I used to take a daily dose of news from CBC Radio–a small, thoughtful and sanely-chosen selection of what was going on in B.C., Canada, and the big wide world, handily delivered as I was making dinner. After 9/11, I stopped listening to those broadcasts, and for the decade that followed my exposure to current events was spotty. Mostly, I’d pass headlines on the street and thus know the bare minimum about what The Vancouver Sun thought was worthy of the top fold. On the rare occasions when something was happening and I wanted to know more, I’d surf up the details on the Internet. They were always there waiting.
I stopped with even the CBC broadcasts because the world was in a terrible space, at that time, and the news kept dragging me back into the mire of distress. Regular exposure to brutality, pollution, war and especially the rage-inducing stupidity of politicians was eating at my peace of mind.
I find myself having to explain and justify this, often.
“I’m a news avoider,” I learned, isn’t a statement many people hear–and it’s one they’re fundamentally inclined to disbelieve. It’s a bit like explaining to a little kid that it’s possible to live without a car. (Or without a TV, I’m told, though I haven’t been in that position.) So for the past decade, I’ve ended up telling someone, “No, really, I don’t watch the news or read the papers,” on the order of twice a month, minimum. In most cases, I have this conversation three times with any given individual before they actually take it on.
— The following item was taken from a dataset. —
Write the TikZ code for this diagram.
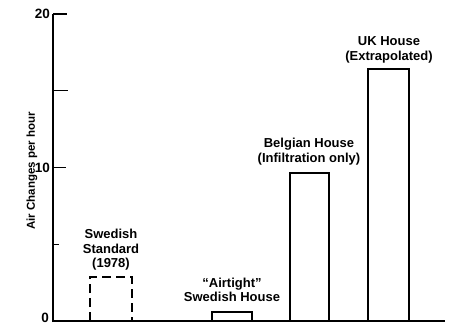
\documentclass[tikz,border=0pt]{standalone}
\usepackage{fontspec}
\setmainfont{Liberation Sans}
\usepackage{tikz}

\begin{document}
\begin{tikzpicture}[x=1pt, y=1pt,
		barlabel/.style={align=center, font=\bfseries\fontsize{13}{14.5}\selectfont, inner sep=0pt},
		ticklabel/.style={anchor=east, font=\bfseries\fontsize{13.5}{15}\selectfont, inner sep=0pt}]
		%%%%% START %%%%%
		
		\useasboundingbox (0, 0) rectangle (453, 325);
		
		% axes
		\draw[line width=1.7pt] (53, 3) -- (53, 311);
		\draw[line width=1.2pt] (52, 4) -- (445, 4);
		
		\draw[line width=1.2pt] (53, 311) -- (67, 311);
		\draw[line width=1.2pt] (53, 234.25) -- (68, 234.25);
		\draw[line width=1.2pt] (53, 157.5) -- (66, 157.5);
		\draw[line width=1.2pt] (53, 80.75) -- (59, 80.75);
		
		\node[ticklabel] (t20) at (50, 311) {20};
		\node[ticklabel] (t10) at (50, 157.5) {10};
		\node[ticklabel] (t0) at (49, 7) {0};
		
		\node[rotate=90, font=\bfseries\fontsize{11.5}{13}\selectfont] (ylab) at (32, 154) {Air Changes per hour};
		
		% bars
		\draw[line width=1.5pt, dash pattern=on 9pt off 5pt] (90, 4) -- (90, 48) -- (132, 48) -- (132, 4);
		\draw[line width=1.5pt] (212, 4) -- (212, 13) -- (252, 13) -- (252, 4);
		\draw[line width=1.5pt] (290, 4) -- (290, 152) -- (329, 152) -- (329, 4);
		\draw[line width=1.5pt] (368, 4) -- (368, 256) -- (409, 256) -- (409, 4);
		
		% labels
		\node[barlabel] (swstd) at (111, 75) {Swedish\\Standard\\(1978)};
		\node[barlabel] (airtight) at (232, 35) {``Airtight''\\Swedish House};
		\node[barlabel] (belgian) at (309, 173.5) {Belgian House\\(Infiltration only)};
		\node[barlabel] (ukhouse) at (389, 275) {UK House\\(Extrapolated)};
		
		%%%%% END %%%%%
	\end{tikzpicture}
\end{document}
There was always a little nagging sense, in the back of my mind, that I was skating on an obligation of citizenship by ignoring the world as much as I possibly could. But, I’d remind myself, I don’t actually believe the newspapers or the TV folks do a terrific job of keeping one up-to-date anyway. Most of what they offer on a daily basis is partial narratives about ongoing stories. The idea seems to be to offer just enough new stuff to make you want to read more tomorrow… and the lack of depth drives me crazy.
(And that doesn’t even get into the question of accuracy–I know many of you question whether mainstream media can be trusted to deliver reliable facts. Or the opinion, held by some, that the point of the news is to not make us informed so much as to make us afraid.)
Anyway. I prefer the kind of coverage that comes from feature articles and long-form documentaries. So instead of breaking news, I read things like The Best American Science and Nature Writing (this year’s guest editor is Mary Roach, folks! I know–OMG, right? Pre-order now!) Snuffy sends me copies of Texas Monthly so I can read Pam Coloff’s excellent articles about justice, and miscarriages thereof.
Social media has pulled me back into the news world, a bit. It started with Livejournal: occasionally my friends would post a link tantalizing enough to follow. And now the headlines stream by, along with the treasure and flotsam in my Twitter feed, and I cherry pick the stuff that interests me and run a minimal risk of hearing that our prime minister’s said something that makes my head explode. I follow CBC News and Peter Mansbridge and Mashable. But I’m still a feature reader at heart, and so mostly I have gotten entirely sucked into browsing–no surprise–the articles available at Longreads. That’s where the meaty stuff seems to be, and I heartily recommend it to you all.